Though the White House knew the ideas have a slim chance of being approved by lawmakers, the point was to start a debate on Obama’s terms. And the president and his advisers were determined to begin to frame his legacy as having delivered on his promise to improve the lives of ordinary Americans.
On foreign policy, Obama sought to build on the idea, first enunciated during a lengthy speech at West Point last spring, of a “smarter kind of American leadership” in which the United States balances military intervention with diplomacy and coalition-building.
Obama has made the case in recent weeks, as he marked the end of U.S. combat operations in Afghanistan, that the nation is safer after more than a decade of combat abroad — even though he authorized renewed U.S. military operations in Iraq and Syria to combat the Islamic State militant group.
U.S. leadership “is stopping ISIL’s advance,” Obama said, using an acronym for the group. But such a declaration seemed premature, set against images Tuesday of two orange-clad Japanese hostages kneeling in the desert before a blackrobed militant.
Ahead of the speech, cable networks showed footage of U.S. Navy warships stationed in the Red Sea off the coast of Yemen, where the government was in danger of collapsing and the U.S. Embassy was in potential danger, providing stark reminders about the threats to American values around the world.
In addition to the annual State of the Union traditions — such as Obama’s lunch with television news anchors at the White House — presidential aides noted that Obama spoke Tuesday with French President François Hollande about the aftermath of the terrorist attacks in Paris two weeks ago.
“The State of the Union & the State of the World are far from alignment,” Ian Bremmer, president of the risk analysis firm Eurasia Group, observed on Twitter.
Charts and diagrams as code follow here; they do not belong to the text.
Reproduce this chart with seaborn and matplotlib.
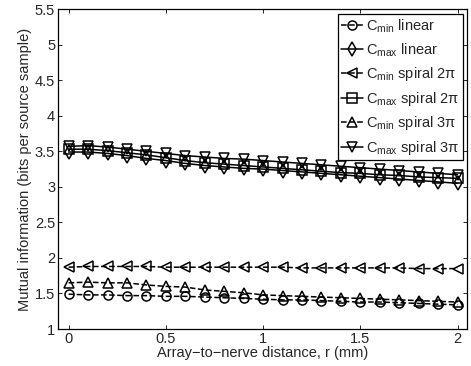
import numpy as np
import pandas as pd
import matplotlib
matplotlib.use('Agg')
import matplotlib.pyplot as plt
import seaborn as sns

# array-to-nerve distance (mm)
r = [0.0, 0.1, 0.2, 0.3, 0.4, 0.5, 0.6, 0.7, 0.8, 0.9, 1.0,
     1.1, 1.2, 1.3, 1.4, 1.5, 1.6, 1.7, 1.8, 1.9, 2.0]

cmin_linear = [1.49, 1.48, 1.48, 1.47, 1.47, 1.46, 1.46, 1.45, 1.44, 1.43, 1.42,
               1.41, 1.41, 1.40, 1.39, 1.38, 1.38, 1.37, 1.36, 1.35, 1.34]
cmax_linear = [3.49, 3.49, 3.47, 3.44, 3.40, 3.37, 3.33, 3.30, 3.28, 3.26, 3.25,
               3.23, 3.21, 3.19, 3.17, 3.15, 3.13, 3.11, 3.09, 3.07, 3.05]
cmin_spiral2 = [1.87, 1.88, 1.88, 1.88, 1.88, 1.87, 1.87, 1.87, 1.87, 1.87, 1.87,
                1.87, 1.86, 1.86, 1.86, 1.86, 1.86, 1.86, 1.85, 1.85, 1.85]
cmax_spiral2 = [3.53, 3.53, 3.51, 3.48, 3.45, 3.41, 3.37, 3.34, 3.32, 3.30, 3.28,
                3.26, 3.24, 3.22, 3.20, 3.19, 3.17, 3.16, 3.14, 3.13, 3.12]
cmin_spiral3 = [1.65, 1.66, 1.65, 1.65, 1.62, 1.60, 1.59, 1.55, 1.53, 1.51, 1.48,
                1.47, 1.46, 1.45, 1.44, 1.43, 1.42, 1.41, 1.40, 1.39, 1.38]
cmax_spiral3 = [3.57, 3.58, 3.56, 3.53, 3.50, 3.47, 3.44, 3.42, 3.40, 3.39, 3.37,
                3.35, 3.33, 3.31, 3.29, 3.27, 3.25, 3.23, 3.21, 3.19, 3.17]

labels = [r'C$_{\mathregular{min}}$ linear',
          r'C$_{\mathregular{max}}$ linear',
          r'C$_{\mathregular{min}}$ spiral 2π',
          r'C$_{\mathregular{max}}$ spiral 2π',
          r'C$_{\mathregular{min}}$ spiral 3π',
          r'C$_{\mathregular{max}}$ spiral 3π']
series = [cmin_linear, cmax_linear, cmin_spiral2, cmax_spiral2, cmin_spiral3, cmax_spiral3]
markers = ['o', 'd', '<', 's', '^', 'v']
styles = ['--', '-', '--', '-', '--', '-']

sns.set_style('ticks')
plt.rcParams['font.family'] = ['Liberation Sans', 'DejaVu Sans']
plt.rcParams['mathtext.fontset'] = 'custom'
plt.rcParams['mathtext.rm'] = 'Liberation Sans'
plt.rcParams['mathtext.it'] = 'Liberation Sans'
plt.rcParams['xtick.direction'] = 'in'
plt.rcParams['ytick.direction'] = 'in'
plt.rcParams['xtick.top'] = True
plt.rcParams['ytick.right'] = True

fs = 10.5
fig = plt.figure(figsize=(4.71, 3.66), dpi=100)
ax = fig.add_axes([0.123, 0.101, 0.869, 0.874])

for vals, lab, m, ls in zip(series, labels, markers, styles):
    df = pd.DataFrame({'r': r, 'mi': vals})
    sns.lineplot(data=df, x='r', y='mi', ax=ax, color='k', linestyle=ls,
                 marker=m, markersize=7 if m == 'd' else 6.5, markerfacecolor='none',
                 markeredgecolor='k', markeredgewidth=1.1, linewidth=1.1, label=lab)

ax.set_xlim(-0.055, 2.05)
ax.set_ylim(1, 5.5)
ax.set_xticks([0, 0.5, 1, 1.5, 2])
ax.set_xticklabels(['0', '0.5', '1', '1.5', '2'])
ax.set_yticks(np.arange(1, 5.51, 0.5))
ax.set_yticklabels(['1', '1.5', '2', '2.5', '3', '3.5', '4', '4.5', '5', '5.5'])
ax.tick_params(labelsize=fs, length=3, width=0.7, pad=2)
for s in ax.spines.values():
    s.set_linewidth(0.9)
    s.set_color('k')

ax.set_xlabel('Array\u2212to\u2212nerve distance, r (mm)', fontsize=fs, labelpad=0)
ax.set_ylabel('Mutual information (bits per source sample)', fontsize=fs, labelpad=2)

leg = ax.legend(loc='upper right', fontsize=fs, frameon=True, fancybox=False,
                edgecolor='k', framealpha=1, borderpad=0.25, labelspacing=0.45,
                handlelength=1.5, handletextpad=0.2, borderaxespad=0.3)
leg.get_frame().set_linewidth(0.9)

fig.savefig('out.png', dpi=100)
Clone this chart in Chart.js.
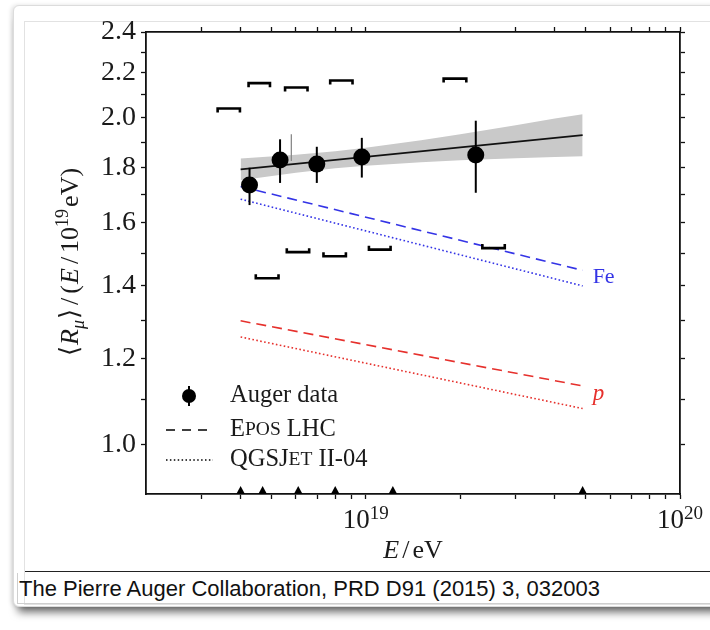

But Obama was determined to project an optimistic view of the nation’s future, and he maintained faith that the country could rise above its divisions. He alluded to his own diverse upbringing in Hawaii and Chicago and cited his keynote address as an Illinois state senator at the 2004 Democratic National Convention, which launched him on the national political radar as a bright young prospect for higher office.
“A better politics isn’t one where Democrats abandon their agenda or Republicans simply embrace mine,” Obama said Tuesday. “A better politics is one where we appeal to each other’s basic decency instead of our basest fears.”
The president acknowledged that he had heard the political pundits declare since he took office six years ago that he had failed to make good on his vision at a time when “our politics seems more divided than ever. It’s held up as proof not just of my own flaws — of which there are many — but also as proof that the vision itself is misguided, and naive.”
To the contrary, Obama insisted, as he pledged to keep working to change Washington, even as he was, in many ways, declaring victory over his rivals.
“I want this chamber, this city, to reflect the truth,” he said, “that for all our blind spots and shortcomings, we are a people with the strength and generosity of spirit to bridge divides, to unite in common effort.”